> **Instructions for the task**:
Review the material line by line. Identify and copy every line that contains the string "chart".

>> begin Information provided

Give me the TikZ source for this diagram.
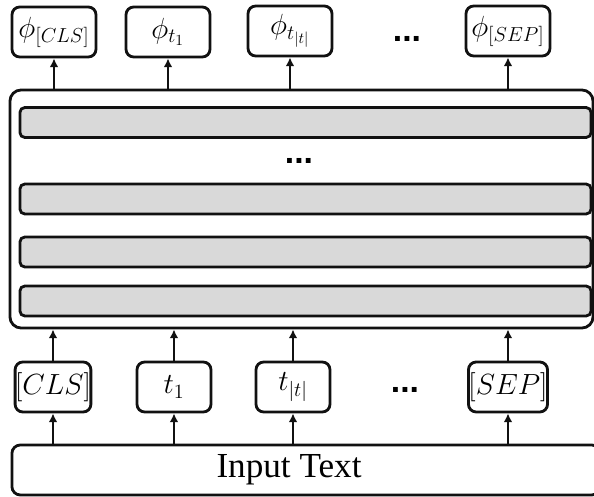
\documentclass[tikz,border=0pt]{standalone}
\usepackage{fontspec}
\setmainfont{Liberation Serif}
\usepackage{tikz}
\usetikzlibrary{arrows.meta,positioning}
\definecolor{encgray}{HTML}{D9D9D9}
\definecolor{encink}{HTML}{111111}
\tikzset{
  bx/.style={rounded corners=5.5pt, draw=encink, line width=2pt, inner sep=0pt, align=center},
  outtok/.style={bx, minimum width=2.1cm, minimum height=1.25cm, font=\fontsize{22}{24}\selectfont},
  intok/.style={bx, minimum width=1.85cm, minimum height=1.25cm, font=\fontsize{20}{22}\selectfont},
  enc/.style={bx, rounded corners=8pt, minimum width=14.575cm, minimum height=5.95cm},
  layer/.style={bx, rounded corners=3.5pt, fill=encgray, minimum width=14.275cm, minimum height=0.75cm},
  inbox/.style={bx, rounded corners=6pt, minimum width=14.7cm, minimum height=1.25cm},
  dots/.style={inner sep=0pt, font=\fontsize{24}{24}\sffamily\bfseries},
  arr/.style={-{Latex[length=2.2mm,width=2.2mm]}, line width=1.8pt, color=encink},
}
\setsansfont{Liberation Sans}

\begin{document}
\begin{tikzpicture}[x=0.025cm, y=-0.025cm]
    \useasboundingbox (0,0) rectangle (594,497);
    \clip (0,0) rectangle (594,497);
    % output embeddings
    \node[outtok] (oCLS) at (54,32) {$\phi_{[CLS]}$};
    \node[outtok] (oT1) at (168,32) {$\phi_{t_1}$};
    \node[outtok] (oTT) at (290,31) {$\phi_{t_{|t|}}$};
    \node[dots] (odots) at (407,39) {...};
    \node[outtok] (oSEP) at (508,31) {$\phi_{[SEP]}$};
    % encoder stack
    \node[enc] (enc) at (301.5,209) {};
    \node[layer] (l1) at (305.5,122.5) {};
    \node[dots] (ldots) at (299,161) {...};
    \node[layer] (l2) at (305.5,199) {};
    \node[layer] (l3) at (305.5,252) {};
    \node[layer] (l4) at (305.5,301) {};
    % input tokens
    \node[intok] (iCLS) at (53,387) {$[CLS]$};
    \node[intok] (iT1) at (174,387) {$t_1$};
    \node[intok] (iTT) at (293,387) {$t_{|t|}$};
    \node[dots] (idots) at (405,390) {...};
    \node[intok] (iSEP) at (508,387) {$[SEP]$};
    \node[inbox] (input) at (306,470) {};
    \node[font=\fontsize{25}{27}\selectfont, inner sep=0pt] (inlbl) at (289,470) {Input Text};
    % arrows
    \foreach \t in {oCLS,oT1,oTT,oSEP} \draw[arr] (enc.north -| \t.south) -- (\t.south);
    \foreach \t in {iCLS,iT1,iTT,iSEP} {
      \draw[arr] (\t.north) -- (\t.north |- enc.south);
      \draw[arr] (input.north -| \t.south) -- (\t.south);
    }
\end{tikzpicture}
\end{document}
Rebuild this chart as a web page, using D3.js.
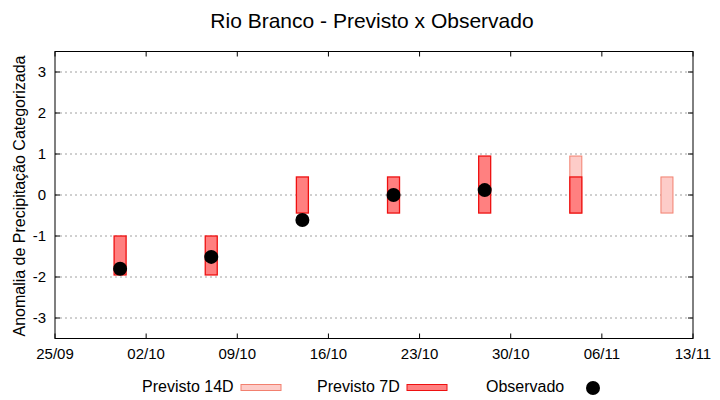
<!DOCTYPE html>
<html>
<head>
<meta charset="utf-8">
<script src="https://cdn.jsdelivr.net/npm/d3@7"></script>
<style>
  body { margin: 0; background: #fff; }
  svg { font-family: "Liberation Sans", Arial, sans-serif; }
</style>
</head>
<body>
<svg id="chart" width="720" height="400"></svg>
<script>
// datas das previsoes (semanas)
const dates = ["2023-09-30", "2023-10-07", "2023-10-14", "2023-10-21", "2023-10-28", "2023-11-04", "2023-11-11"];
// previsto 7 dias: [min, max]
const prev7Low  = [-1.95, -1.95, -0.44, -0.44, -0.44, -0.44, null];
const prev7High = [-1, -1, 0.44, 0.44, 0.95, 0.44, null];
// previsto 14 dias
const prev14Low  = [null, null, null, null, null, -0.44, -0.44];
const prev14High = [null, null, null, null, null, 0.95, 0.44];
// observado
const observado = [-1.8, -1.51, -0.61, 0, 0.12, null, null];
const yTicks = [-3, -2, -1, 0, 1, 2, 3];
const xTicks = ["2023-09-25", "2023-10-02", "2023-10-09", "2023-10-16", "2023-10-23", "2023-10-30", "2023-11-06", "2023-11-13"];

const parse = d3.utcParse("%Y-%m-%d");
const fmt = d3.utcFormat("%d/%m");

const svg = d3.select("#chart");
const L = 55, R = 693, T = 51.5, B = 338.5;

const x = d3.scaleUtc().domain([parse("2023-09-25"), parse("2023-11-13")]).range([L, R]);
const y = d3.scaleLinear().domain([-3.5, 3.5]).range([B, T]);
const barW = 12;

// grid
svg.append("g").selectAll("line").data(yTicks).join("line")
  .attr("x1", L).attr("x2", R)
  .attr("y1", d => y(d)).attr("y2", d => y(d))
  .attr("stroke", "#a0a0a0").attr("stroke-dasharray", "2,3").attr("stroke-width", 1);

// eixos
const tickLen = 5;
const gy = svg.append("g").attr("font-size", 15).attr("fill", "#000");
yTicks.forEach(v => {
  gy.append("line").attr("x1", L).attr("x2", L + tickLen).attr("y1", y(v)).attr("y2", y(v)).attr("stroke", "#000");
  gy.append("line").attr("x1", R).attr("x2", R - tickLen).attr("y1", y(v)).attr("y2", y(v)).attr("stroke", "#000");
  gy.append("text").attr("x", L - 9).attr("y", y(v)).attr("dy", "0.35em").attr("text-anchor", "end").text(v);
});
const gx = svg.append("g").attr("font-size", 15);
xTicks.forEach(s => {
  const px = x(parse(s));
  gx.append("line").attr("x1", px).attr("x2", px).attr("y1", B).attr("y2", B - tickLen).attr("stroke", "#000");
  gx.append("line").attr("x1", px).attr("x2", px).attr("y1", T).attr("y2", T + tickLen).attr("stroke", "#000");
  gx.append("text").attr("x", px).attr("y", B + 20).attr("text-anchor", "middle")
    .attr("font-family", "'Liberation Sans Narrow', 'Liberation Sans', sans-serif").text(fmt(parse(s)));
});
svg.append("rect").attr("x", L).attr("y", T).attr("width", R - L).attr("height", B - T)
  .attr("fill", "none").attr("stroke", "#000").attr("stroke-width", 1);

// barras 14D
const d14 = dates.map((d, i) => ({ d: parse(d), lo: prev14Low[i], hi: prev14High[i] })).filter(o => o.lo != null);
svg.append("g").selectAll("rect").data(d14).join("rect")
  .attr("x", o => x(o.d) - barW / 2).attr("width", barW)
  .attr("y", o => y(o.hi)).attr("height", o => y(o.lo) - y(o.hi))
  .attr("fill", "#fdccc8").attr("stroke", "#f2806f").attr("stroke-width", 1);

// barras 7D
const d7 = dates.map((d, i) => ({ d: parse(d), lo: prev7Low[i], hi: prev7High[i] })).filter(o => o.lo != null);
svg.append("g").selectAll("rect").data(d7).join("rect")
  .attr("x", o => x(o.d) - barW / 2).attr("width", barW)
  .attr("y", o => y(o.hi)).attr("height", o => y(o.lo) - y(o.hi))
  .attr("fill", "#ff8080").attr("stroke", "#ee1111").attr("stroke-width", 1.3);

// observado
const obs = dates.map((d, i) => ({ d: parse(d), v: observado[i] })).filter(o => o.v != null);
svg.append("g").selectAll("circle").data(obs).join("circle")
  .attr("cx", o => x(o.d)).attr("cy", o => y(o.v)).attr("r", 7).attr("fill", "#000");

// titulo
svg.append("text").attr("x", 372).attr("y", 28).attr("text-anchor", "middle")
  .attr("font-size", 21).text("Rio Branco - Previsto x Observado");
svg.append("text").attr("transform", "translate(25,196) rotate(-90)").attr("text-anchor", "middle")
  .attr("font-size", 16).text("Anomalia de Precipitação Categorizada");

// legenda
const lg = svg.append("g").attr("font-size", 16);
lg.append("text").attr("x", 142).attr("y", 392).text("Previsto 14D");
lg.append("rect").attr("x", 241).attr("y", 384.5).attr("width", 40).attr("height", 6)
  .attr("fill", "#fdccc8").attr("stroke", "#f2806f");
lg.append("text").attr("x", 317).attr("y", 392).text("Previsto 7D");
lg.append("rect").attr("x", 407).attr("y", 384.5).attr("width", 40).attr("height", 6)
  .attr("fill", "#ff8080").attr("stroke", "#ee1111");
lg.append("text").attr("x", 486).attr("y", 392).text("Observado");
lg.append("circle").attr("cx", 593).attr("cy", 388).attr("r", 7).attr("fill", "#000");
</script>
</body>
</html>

>> end Information provided

> **Full response**:
Rebuild this chart as a web page, using D3.js.
<svg id="chart" width="720" height="400"></svg>
const svg = d3.select("#chart");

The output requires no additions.